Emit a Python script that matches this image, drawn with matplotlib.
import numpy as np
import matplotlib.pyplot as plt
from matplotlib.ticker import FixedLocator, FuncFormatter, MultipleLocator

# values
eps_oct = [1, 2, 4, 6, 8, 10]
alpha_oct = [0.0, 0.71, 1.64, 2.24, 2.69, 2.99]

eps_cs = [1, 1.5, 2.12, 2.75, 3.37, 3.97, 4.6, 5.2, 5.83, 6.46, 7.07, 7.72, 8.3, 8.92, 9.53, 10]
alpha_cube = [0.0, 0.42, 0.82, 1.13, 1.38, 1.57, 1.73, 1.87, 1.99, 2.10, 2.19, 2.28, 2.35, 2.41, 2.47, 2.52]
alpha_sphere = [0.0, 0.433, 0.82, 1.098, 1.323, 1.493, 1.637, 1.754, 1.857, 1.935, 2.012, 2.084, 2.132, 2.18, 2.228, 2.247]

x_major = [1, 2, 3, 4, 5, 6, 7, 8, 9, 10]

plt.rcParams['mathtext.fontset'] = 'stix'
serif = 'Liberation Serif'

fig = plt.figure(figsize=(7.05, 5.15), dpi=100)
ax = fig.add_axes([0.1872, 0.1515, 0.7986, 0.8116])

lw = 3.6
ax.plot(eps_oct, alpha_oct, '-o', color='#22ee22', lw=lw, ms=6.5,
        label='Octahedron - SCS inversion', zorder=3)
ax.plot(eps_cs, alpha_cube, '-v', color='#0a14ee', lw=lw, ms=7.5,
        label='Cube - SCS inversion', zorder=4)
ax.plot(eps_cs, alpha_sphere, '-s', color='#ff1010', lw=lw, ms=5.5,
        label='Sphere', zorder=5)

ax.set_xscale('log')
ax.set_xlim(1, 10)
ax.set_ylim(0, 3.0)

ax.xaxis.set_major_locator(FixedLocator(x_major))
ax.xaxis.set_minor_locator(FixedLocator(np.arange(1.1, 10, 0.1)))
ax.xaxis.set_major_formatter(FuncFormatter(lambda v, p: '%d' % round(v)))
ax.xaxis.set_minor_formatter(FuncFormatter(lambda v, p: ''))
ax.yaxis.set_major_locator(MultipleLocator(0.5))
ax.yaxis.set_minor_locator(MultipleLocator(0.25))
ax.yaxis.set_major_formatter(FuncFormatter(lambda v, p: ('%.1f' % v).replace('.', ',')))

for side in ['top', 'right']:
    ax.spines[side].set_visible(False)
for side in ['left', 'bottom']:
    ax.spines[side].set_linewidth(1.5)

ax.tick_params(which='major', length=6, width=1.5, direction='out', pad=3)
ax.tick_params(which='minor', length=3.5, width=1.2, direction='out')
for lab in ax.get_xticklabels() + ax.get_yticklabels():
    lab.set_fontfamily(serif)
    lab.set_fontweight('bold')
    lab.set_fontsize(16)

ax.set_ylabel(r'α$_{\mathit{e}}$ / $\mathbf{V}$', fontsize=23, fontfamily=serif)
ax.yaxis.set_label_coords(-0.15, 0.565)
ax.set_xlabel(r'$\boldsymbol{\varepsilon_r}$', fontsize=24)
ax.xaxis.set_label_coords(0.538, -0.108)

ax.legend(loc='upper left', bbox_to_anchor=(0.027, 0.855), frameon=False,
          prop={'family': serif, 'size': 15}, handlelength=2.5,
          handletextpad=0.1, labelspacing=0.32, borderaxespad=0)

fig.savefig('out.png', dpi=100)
────────────────
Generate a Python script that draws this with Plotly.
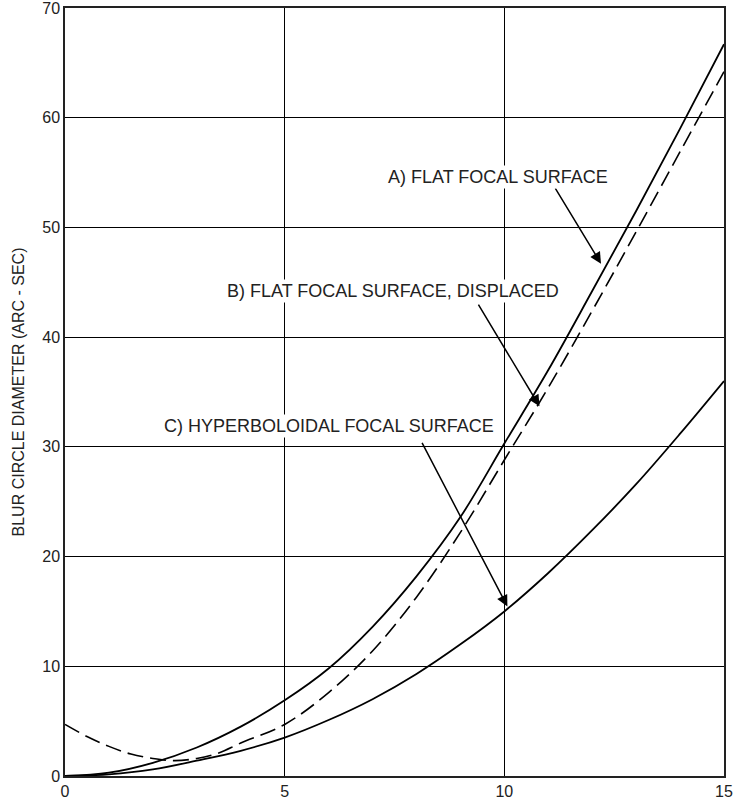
────────────────
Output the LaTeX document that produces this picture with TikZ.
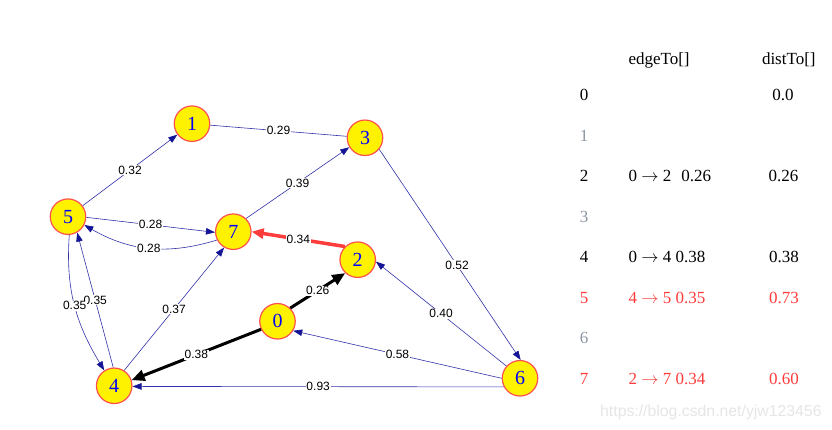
────────────────
**REQUIRED WORK**: Look above for the line containing "Emit a Python". Output from there through the line containing "ax.set_ylim(0, 3.0)", exactly and inclusively.

**COMPLETE RESPONSE**:
Emit a Python script that matches this image, drawn with matplotlib.
import numpy as np
import matplotlib.pyplot as plt
from matplotlib.ticker import FixedLocator, FuncFormatter, MultipleLocator

# values
eps_oct = [1, 2, 4, 6, 8, 10]
alpha_oct = [0.0, 0.71, 1.64, 2.24, 2.69, 2.99]

eps_cs = [1, 1.5, 2.12, 2.75, 3.37, 3.97, 4.6, 5.2, 5.83, 6.46, 7.07, 7.72, 8.3, 8.92, 9.53, 10]
alpha_cube = [0.0, 0.42, 0.82, 1.13, 1.38, 1.57, 1.73, 1.87, 1.99, 2.10, 2.19, 2.28, 2.35, 2.41, 2.47, 2.52]
alpha_sphere = [0.0, 0.433, 0.82, 1.098, 1.323, 1.493, 1.637, 1.754, 1.857, 1.935, 2.012, 2.084, 2.132, 2.18, 2.228, 2.247]

x_major = [1, 2, 3, 4, 5, 6, 7, 8, 9, 10]

plt.rcParams['mathtext.fontset'] = 'stix'
serif = 'Liberation Serif'

fig = plt.figure(figsize=(7.05, 5.15), dpi=100)
ax = fig.add_axes([0.1872, 0.1515, 0.7986, 0.8116])

lw = 3.6
ax.plot(eps_oct, alpha_oct, '-o', color='#22ee22', lw=lw, ms=6.5,
        label='Octahedron - SCS inversion', zorder=3)
ax.plot(eps_cs, alpha_cube, '-v', color='#0a14ee', lw=lw, ms=7.5,
        label='Cube - SCS inversion', zorder=4)
ax.plot(eps_cs, alpha_sphere, '-s', color='#ff1010', lw=lw, ms=5.5,
        label='Sphere', zorder=5)

ax.set_xscale('log')
ax.set_xlim(1, 10)
ax.set_ylim(0, 3.0)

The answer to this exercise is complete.